Because there is increasing feel—I mean, no one wants to see Social Security or Medicare cut either. There’s a nervous feeling that programs like Medicaid and other programs that affect low-income children, could be more of the target as people get more anxious about cutting the programs that affect more people and more middle income people. We have no idea, but we can’t assume anything is safe from cuts.
And as a reminder, all three of our organizations are pushing a message in addition to don’t make these cuts, and how important these investments are, that we really need to have increased revenue as well brought to the table, because there’s just no way that we can go forward with spending for these programs unless there is more money coming in. So, we encourage you all to carry that message forward as well.
We know that many of you, as some of the questions have pointed out, missed the first part of the call. The details will—are on our website on that budget website for NWLC, and CLASP and NAEYC will also have that information available. And again, we’ll be sending out and making available the transcript, and we really apologize for that snafu. I think the most important thing we said is as we keep repeating; this is a fiscal bungee cord. This is a very serious time, both between now and March 1st, when we get to the fight about the debt ceiling and then between March 1st and March 27th when we get to the Continuing Resolution, and then who knows what will be left open after that.

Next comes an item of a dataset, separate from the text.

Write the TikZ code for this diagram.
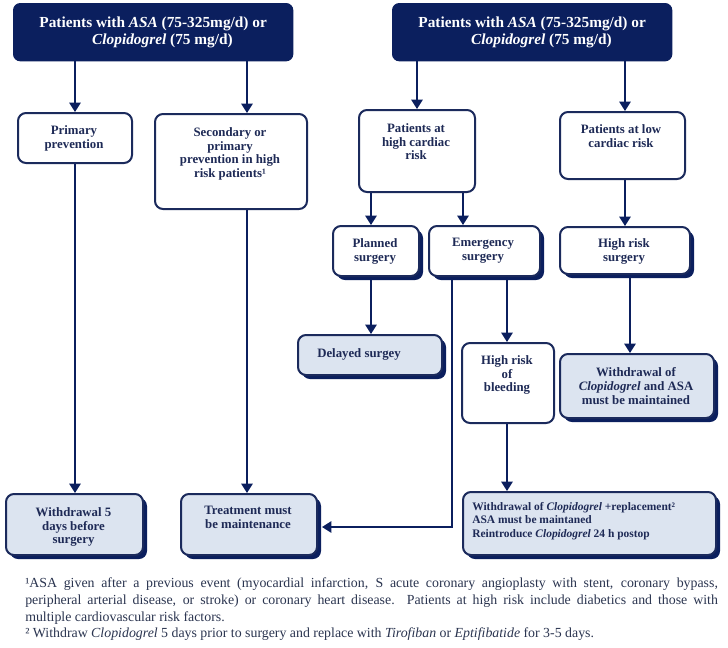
\documentclass[tikz,border=0pt]{standalone}
\usepackage{fontspec}
\setmainfont{Liberation Serif}
\usetikzlibrary{arrows.meta,shadows,calc}
\definecolor{navy}{HTML}{0B1F5E}
\definecolor{boxline}{HTML}{1B2A5C}
\definecolor{lightfill}{HTML}{DCE4F0}
\definecolor{txtnavy}{HTML}{1E2A56}
\definecolor{foot}{HTML}{2B3550}
\newcommand\mybox[7]{\node[#6, anchor=north west, minimum width={(#4-#2)*0.75pt}, minimum height={(#5-#3)*0.75pt}, inner sep=0pt] (#1) at (#2,#3) {#7};}
\begin{document}
\begin{tikzpicture}[x=0.75pt,y=-0.75pt,
  hdr/.style={draw=navy, fill=navy, rounded corners=5pt, line width=1pt, text=white, font=\bfseries\fontsize{11.5}{12.75}\selectfont, align=center},
  wbox/.style={draw=boxline, fill=white, rounded corners=6pt, line width=1.5pt},
  lbox/.style={draw=boxline, fill=lightfill, rounded corners=6pt, line width=1.5pt},
  shad/.style={drop shadow={shadow xshift=3pt, shadow yshift=-3pt, opacity=1, fill=navy}},
  btxt/.style={text=txtnavy, font=\bfseries\fontsize{9.6}{10.4}\selectfont, align=center, inner sep=0pt, anchor=north},
  stxt/.style={text=txtnavy, font=\bfseries\fontsize{8.6}{10}\selectfont, align=left, inner sep=0pt, anchor=north west},
  ftxt/.style={text=foot, font=\fontsize{10.4}{12}\selectfont, inner sep=0pt, anchor=base west},
  arr/.style={draw=navy, line width=1.3pt, -{Triangle[length=7pt,width=8.5pt]}},
  ln/.style={draw=navy, line width=1.3pt}]
\useasboundingbox (0,0) rectangle (728,647);
\fill[white] (0,0) rectangle (728,647);

% x/y reference coordinates
\coordinate (x247) at (247,0);
\coordinate (x625) at (625,0);
\coordinate (x371) at (371,0);
\coordinate (x463) at (463,0);
\coordinate (x452) at (452,0);
\coordinate (x507) at (507,0);
\coordinate (x630) at (630,0);
\coordinate (x75) at (75,0);
\coordinate (y527) at (0,527);

% headers
\mybox{hL}{13}{3}{292}{60}{hdr}{Patients with \textit{ASA} (75-325mg/d) or\\\hspace*{14pt}\textit{Clopidogrel} (75 mg/d)}
\mybox{hR}{392}{3}{671}{60}{hdr}{Patients with \textit{ASA} (75-325mg/d) or\\\hspace*{14pt}\textit{Clopidogrel} (75 mg/d)}

% level 2
\mybox{pp}{17}{112}{131}{162}{wbox}{}
\mybox{sec}{154}{113}{306}{208}{wbox}{}
\mybox{hc}{358}{109}{474}{191}{wbox}{}
\mybox{lc}{559}{111}{684}{178}{wbox}{}

% level 3
\mybox{pl}{332}{225}{418}{275}{wbox,shad}{}
\mybox{em}{428}{225}{539}{275}{wbox,shad}{}
\mybox{hrs}{559}{226}{689}{273}{wbox,shad}{}

% level 4
\mybox{del}{297}{334}{441}{374}{lbox,shad}{}
\mybox{bl}{461}{342}{553}{422}{wbox}{}
\mybox{wa}{559}{353}{713}{417}{lbox,shad}{}

% bottom
\mybox{w5}{5}{493}{142}{554}{lbox,shad}{}
\mybox{tr}{180}{493}{316}{554}{lbox,shad}{}
\mybox{br}{462}{491}{715}{554}{lbox,shad}{}

% texts
\node[btxt] (tpp) at (74,125) {Primary\\prevention};
\node[btxt] (tsec) at (230,127) {Secondary or\\primary\\prevention in high\\risk patients¹};
\node[btxt] (thc) at (416,123) {Patients at\\high cardiac\\risk};
\node[btxt] (tlc) at (621,124) {Patients at low\\cardiac risk};
\node[btxt] (tpl) at (375,238) {Planned\\surgery};
\node[btxt] (tem) at (483,238) {Emergency\\surgery};
\node[btxt] (thrs) at (624,238) {High risk\\surgery};
\node[btxt, anchor=north west] (tdel) at (317,348) {Delayed surgey};
\node[btxt] (tbl) at (507,355) {High risk\\of\\bleeding};
\node[btxt] (twa) at (636,367) {Withdrawal of\\\textit{Clopidogrel} and ASA\\must be maintained};
\node[btxt] (tw5) at (73.5,507) {Withdrawal 5\\days before\\surgery};
\node[btxt] (ttr) at (248,506) {Treatment must\\be maintenance};
\node[stxt] (tbr) at (472,502) {Withdrawal of \textit{Clopidogrel} +replacement²\\ASA must be maintaned\\Reintroduce \textit{Clopidogrel} 24 h postop};

% connectors
\draw[arr] (pp.north |- hL.south) -- (pp.north);
\draw[arr] (hL.south -| x247) -- (sec.north -| x247);
\draw[arr] (hc.north |- hR.south) -- (hc.north);
\draw[arr] (hR.south -| x625) -- (lc.north -| x625);
\draw[arr] (hc.south -| x371) -- (pl.north -| x371);
\draw[arr] (hc.south -| x463) -- (em.north -| x463);
\draw[arr] (lc.south -| x625) -- (hrs.north -| x625);
\draw[arr] (pl.south -| x371) -- (del.north -| x371);
\draw[arr] (em.south -| x507) -- (bl.north -| x507);
\draw[arr] (hrs.south -| x630) -- (wa.north -| x630);
\draw[arr] (pp.south -| x75) -- (w5.north -| x75);
\draw[arr] (sec.south -| x247) -- (tr.north -| x247);
\draw[arr] (bl.south -| x507) -- (br.north -| x507);
\draw[arr] (em.south -| x452) |- ([xshift=3pt]tr.east |- y527);

% footnotes
\node[ftxt] (f1) at (25,587) {\makebox[519.5pt][s]{¹ASA given after a previous event (myocardial infarction, S acute coronary angioplasty with stent, coronary bypass,}};
\node[ftxt] (f2) at (25,604) {\makebox[519.5pt][s]{peripheral arterial disease, or stroke) or coronary heart disease. Patients at high risk include diabetics and those with}};
\node[ftxt] (f3) at (25,621) {multiple cardiovascular risk factors.};
\node[ftxt] (f4) at (25,637) {² Withdraw \textit{Clopidogrel} 5 days prior to surgery and replace with \textit{Tirofiban} or \textit{Eptifibatide} for 3-5 days.};
\end{tikzpicture}
\end{document}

We thank all of you for joining us today in the midst of all those beeps. If you have additional questions, please feel free to send them to us and we’ll answer them to the best of our ability. And remember, as we’ve all kept saying, that we need to keep talking about the importance of child care and early education. We know when the President talks about his priorities for his next term, he talks about the importance of early childhood. When you read columnists all around the country about where this country should be headed, and what our good investments we should be making, they talk about investments in early childhood. So you are doing something right.
So now it’s important to continue to talk about early childhood and what it can do, and also send a message to Congress that they must find a balanced approach to deficit reduction that includes increased revenue and thoughtful spending cuts, because without that increased revenue, no matter how much they care about early childhood, and recognize what a great investment it is, it will be very hard to move forward. And we will all keep you posted as actions happen in the House and Senate and the White House. Keep up your good work, and keep up your good work with your governors and your state legislatures. Thank you so much.